MORE dogs are escaping from their homes and attacking other animals, according to reports from Central Victorian councils.
The number of attacks has prompted a renewed call for pet owners to secure their dogs.
A Kyneton resident whose two dogs killed six sheep and injured a number of others was recently fined and convicted.
He was ordered to pay $2500 in the Kyneton Magistrates’ Court as well as court costs and pound fees totalling $1250.
Macedon Ranges manager of community safety Anne-Louise Lindner said there were a growing number of attacks that could be avoided by better security measures.
“Lately we’ve had a number of dogs at large across the shire," she said. "We're asking all dog owners to double check their properties and make sure their animals can’t wander. Dog owners should check that their dogs cannot jump, get under or through gates and fences."
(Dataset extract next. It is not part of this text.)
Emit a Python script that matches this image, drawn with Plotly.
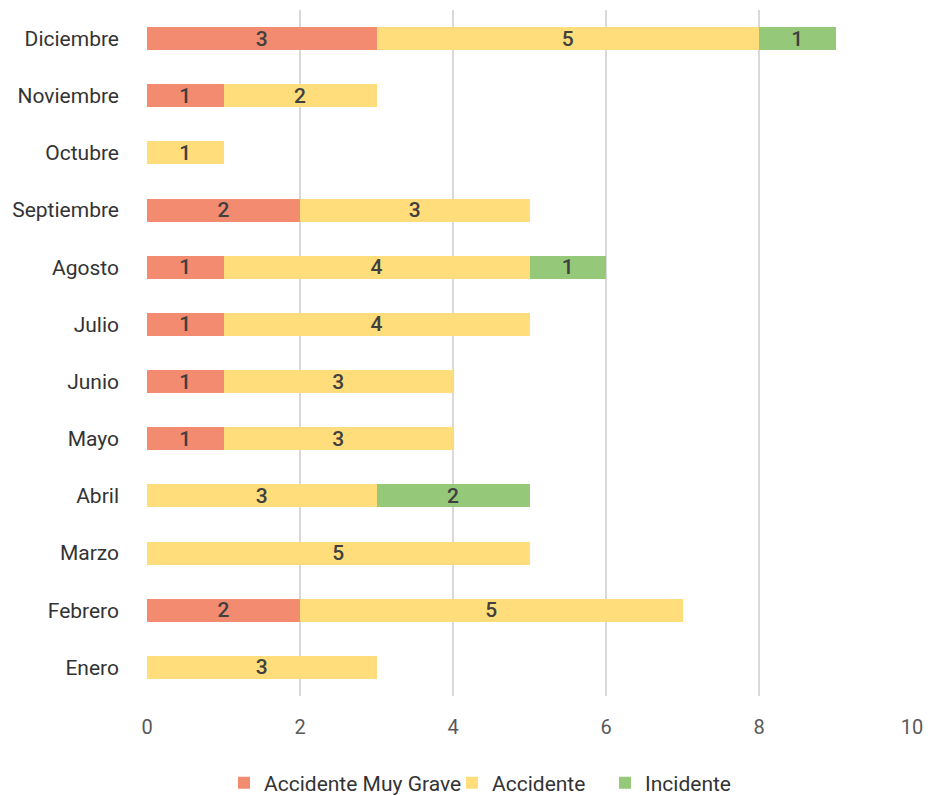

In the city of Greater Bendigo the number of dog attacks rose from 106 to 133 between the 2011 - 2012 financial year and 2012 – 2013 financial year.
Council's manager parking and animal control Neville Zimmer said all dog owners needed to ensure their pets were secured inside their property.
He said the number of reported dog attacks fluctuated.
“It's very hard to pinpoint why we have had an increase," he said.
"I don’t think it’s been a particularly major rise," he said. "From time to time this sort of stuff will happen."
Mr Zimmer said a number of attacks went unreported and the overall figure was most likely higher than the 133 listed in the last financial year.
He said the responsibility was with dog owners to ensure they have appropriate boundaries for their pets to avoid fines and protect the welfare of others.
"When an animal is attacked it’s not just a penalty for the dog being at large, it’s also the danger of injuries to another animal or person."
"We try and do as much awareness as we can and put information out there to let pet owners know the risks involved."
Basic fines in Victoria range from $72 up to $577 for pet owners that do not comply with domestic animal act legislation.
More serious matters can be taken before the court and the magistrate can hand down far higher penalties.
In Central Goldfields Shire a recent report detailed the need for long-term measures to reduce the growing number of dog attacks.
The Domestic Animal Management Plan for 2013 - 2016 found "our Shire has a problem with sheep attacks by registered domestic dogs".
It noted de-sexing, and greater education for pet owners, was the key to limiting the number of attacks.